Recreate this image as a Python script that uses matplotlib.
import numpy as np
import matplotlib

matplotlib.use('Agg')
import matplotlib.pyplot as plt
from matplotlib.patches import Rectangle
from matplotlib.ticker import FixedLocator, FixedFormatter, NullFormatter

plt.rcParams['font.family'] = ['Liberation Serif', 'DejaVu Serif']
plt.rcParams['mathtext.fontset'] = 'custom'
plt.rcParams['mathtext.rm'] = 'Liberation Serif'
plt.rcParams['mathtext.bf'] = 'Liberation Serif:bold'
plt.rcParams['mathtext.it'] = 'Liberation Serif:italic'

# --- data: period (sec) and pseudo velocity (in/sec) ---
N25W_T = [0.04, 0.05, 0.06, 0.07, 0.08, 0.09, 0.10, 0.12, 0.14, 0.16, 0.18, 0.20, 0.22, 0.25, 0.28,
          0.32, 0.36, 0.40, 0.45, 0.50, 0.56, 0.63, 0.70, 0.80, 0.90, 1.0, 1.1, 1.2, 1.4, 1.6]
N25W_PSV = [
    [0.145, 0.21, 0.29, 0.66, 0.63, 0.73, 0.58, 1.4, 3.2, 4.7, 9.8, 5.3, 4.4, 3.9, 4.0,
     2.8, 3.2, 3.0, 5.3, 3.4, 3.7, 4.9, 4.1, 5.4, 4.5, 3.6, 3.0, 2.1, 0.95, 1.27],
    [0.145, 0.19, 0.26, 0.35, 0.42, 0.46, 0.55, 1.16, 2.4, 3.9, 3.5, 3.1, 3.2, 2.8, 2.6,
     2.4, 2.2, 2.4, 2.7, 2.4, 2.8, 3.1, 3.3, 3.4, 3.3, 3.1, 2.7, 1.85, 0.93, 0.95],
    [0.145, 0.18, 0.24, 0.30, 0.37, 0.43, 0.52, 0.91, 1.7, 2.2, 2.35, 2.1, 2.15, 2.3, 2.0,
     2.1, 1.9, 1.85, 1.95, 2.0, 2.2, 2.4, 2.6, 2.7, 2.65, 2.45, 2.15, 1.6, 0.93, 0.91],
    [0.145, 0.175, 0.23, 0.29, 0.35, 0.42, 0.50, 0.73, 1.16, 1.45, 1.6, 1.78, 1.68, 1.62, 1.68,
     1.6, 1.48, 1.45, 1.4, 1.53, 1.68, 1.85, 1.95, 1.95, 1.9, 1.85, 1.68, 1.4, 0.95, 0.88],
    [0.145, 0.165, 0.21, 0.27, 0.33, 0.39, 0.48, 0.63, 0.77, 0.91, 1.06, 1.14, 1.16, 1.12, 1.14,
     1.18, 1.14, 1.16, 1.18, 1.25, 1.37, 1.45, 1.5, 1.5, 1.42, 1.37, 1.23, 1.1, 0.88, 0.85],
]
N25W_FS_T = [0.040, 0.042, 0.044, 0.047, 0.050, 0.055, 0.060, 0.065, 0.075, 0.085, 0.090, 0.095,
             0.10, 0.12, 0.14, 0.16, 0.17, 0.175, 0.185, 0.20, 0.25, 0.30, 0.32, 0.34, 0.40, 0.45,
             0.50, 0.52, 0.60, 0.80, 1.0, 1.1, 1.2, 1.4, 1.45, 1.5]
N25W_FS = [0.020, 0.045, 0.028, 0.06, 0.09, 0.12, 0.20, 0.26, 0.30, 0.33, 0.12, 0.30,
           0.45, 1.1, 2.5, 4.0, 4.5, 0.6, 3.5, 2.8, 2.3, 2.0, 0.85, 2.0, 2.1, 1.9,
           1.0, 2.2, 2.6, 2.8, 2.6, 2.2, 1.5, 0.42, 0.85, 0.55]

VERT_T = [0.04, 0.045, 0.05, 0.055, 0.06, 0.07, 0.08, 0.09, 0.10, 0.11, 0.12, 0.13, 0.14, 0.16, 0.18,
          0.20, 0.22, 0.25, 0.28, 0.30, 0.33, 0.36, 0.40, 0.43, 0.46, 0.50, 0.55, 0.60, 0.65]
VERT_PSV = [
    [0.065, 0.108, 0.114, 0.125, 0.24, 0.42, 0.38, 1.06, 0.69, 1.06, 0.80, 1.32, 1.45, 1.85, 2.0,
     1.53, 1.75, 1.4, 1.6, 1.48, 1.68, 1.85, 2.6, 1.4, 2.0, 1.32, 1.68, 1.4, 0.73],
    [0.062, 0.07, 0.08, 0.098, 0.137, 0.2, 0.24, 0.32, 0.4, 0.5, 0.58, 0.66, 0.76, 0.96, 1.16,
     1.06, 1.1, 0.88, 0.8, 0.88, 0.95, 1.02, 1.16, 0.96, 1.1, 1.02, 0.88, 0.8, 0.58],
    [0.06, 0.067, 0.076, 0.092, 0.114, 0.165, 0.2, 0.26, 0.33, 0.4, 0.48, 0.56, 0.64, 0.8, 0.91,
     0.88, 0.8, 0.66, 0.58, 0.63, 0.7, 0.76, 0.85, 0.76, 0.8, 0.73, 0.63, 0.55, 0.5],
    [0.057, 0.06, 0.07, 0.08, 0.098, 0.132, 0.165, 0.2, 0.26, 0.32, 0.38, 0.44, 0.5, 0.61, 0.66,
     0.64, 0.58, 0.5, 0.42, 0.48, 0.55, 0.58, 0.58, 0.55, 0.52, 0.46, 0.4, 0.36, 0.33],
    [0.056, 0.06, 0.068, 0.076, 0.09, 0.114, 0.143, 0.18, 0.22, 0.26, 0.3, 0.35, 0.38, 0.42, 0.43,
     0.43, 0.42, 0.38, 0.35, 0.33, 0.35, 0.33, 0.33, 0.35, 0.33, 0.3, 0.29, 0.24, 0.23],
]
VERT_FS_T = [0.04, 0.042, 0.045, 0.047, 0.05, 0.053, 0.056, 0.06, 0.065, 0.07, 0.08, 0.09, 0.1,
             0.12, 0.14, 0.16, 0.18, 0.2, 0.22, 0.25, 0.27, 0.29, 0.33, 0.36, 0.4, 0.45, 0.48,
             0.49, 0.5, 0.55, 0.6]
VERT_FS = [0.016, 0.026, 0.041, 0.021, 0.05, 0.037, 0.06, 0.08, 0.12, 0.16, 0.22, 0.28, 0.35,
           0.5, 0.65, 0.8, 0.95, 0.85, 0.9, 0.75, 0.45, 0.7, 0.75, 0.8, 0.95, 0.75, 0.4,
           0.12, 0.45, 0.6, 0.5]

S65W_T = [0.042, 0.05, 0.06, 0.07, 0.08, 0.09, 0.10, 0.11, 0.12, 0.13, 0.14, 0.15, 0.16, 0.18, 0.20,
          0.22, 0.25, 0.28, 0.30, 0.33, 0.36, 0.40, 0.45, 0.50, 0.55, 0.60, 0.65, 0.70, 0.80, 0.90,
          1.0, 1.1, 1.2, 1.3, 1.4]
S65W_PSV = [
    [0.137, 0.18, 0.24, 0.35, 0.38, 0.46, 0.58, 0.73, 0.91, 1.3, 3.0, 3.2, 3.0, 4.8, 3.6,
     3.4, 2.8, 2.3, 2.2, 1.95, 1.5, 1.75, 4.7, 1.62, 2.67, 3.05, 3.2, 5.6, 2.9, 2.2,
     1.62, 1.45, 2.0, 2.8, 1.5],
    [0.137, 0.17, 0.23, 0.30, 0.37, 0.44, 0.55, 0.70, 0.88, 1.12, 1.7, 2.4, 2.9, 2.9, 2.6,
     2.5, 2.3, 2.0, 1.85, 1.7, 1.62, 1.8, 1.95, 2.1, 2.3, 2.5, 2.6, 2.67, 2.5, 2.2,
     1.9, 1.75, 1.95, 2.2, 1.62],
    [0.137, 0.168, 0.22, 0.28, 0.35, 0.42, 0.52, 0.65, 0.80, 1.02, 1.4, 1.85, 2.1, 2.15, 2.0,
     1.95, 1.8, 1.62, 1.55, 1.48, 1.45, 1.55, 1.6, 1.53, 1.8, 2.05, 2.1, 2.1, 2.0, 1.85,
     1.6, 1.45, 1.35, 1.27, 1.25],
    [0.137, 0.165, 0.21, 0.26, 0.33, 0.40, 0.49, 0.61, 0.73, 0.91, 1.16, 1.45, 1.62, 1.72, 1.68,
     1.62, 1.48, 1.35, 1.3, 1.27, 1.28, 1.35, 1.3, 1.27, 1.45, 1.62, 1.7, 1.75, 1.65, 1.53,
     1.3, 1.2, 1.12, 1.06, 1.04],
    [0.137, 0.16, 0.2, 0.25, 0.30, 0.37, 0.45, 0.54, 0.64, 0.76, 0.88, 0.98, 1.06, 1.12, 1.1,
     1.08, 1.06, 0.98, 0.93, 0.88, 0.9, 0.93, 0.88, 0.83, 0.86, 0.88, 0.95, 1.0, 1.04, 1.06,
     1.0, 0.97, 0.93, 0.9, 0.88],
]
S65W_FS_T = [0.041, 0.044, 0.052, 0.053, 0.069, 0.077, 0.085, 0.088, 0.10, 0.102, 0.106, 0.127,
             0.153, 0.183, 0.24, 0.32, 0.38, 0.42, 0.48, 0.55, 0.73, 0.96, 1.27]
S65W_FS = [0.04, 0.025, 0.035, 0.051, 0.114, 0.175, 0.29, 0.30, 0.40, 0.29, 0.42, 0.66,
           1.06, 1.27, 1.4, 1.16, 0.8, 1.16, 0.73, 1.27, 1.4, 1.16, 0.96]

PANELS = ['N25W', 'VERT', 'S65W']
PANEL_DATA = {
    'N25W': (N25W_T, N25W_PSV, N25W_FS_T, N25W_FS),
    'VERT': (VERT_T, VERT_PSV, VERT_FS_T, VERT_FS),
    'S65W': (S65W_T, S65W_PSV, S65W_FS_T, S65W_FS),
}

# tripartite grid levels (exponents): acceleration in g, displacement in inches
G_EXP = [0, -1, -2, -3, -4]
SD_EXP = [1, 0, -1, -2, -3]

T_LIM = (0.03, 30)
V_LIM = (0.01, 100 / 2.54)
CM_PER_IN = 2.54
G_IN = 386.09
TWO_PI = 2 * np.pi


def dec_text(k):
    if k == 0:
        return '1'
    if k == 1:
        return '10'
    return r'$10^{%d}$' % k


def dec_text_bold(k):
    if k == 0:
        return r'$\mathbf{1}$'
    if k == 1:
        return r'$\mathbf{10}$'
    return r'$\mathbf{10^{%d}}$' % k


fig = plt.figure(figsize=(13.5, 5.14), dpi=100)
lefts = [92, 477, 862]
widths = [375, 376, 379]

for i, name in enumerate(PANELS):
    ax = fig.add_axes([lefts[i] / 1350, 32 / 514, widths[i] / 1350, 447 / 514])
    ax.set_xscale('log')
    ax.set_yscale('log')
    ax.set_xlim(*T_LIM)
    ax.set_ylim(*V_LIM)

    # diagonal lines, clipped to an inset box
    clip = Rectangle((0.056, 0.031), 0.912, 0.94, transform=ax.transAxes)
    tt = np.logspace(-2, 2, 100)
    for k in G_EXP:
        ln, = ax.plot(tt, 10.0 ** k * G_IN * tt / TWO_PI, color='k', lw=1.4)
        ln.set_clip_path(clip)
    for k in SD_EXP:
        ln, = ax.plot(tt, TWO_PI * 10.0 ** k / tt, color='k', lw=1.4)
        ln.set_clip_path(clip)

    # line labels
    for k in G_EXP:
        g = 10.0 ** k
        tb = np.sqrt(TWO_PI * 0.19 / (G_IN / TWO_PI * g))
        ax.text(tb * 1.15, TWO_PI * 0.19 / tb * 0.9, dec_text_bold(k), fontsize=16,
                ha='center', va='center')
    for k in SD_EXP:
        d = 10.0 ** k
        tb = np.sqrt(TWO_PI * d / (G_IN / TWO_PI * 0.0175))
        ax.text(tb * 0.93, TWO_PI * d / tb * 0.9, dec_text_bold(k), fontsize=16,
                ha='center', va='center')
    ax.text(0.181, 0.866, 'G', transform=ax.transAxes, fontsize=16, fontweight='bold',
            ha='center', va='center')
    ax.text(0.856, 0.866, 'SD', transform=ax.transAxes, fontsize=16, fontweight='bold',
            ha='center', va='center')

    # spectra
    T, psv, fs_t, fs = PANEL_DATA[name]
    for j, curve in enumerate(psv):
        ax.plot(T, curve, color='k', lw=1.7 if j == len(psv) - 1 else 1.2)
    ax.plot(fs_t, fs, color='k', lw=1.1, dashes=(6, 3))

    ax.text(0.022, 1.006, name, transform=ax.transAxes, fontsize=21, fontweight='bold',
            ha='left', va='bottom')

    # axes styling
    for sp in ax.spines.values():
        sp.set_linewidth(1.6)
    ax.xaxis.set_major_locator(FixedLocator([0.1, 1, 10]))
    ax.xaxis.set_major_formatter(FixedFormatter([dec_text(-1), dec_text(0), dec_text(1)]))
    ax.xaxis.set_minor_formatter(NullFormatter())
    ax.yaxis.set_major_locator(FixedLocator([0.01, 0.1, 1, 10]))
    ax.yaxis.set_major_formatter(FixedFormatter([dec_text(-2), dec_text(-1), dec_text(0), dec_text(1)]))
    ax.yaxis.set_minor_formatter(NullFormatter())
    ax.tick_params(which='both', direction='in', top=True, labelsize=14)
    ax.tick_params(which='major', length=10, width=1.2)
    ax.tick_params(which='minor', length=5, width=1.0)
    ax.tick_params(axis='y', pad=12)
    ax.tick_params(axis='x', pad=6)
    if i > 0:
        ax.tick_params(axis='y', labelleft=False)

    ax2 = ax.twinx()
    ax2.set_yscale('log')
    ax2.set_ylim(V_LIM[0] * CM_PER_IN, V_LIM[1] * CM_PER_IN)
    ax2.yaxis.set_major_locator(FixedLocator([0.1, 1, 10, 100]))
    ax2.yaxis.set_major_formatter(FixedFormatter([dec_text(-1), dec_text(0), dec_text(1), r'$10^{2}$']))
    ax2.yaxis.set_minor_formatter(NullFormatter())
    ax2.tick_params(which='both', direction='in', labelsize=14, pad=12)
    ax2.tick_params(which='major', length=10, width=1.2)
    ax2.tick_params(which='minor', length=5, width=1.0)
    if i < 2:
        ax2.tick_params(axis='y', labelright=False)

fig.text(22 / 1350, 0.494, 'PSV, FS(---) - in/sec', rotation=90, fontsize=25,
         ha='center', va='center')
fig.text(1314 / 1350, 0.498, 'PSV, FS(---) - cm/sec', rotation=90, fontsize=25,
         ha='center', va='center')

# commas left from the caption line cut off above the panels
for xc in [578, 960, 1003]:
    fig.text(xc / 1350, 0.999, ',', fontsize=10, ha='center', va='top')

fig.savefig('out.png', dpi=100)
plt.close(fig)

□ □ □ □

_Given request_: Quote the listing above from its first line to the line with "from matplotlib.ticker import", inclusive, and add nothing.

_Output below_:
Recreate this image as a Python script that uses matplotlib.
import numpy as np
import matplotlib

matplotlib.use('Agg')
import matplotlib.pyplot as plt
from matplotlib.patches import Rectangle
from matplotlib.ticker import FixedLocator, FixedFormatter, NullFormatter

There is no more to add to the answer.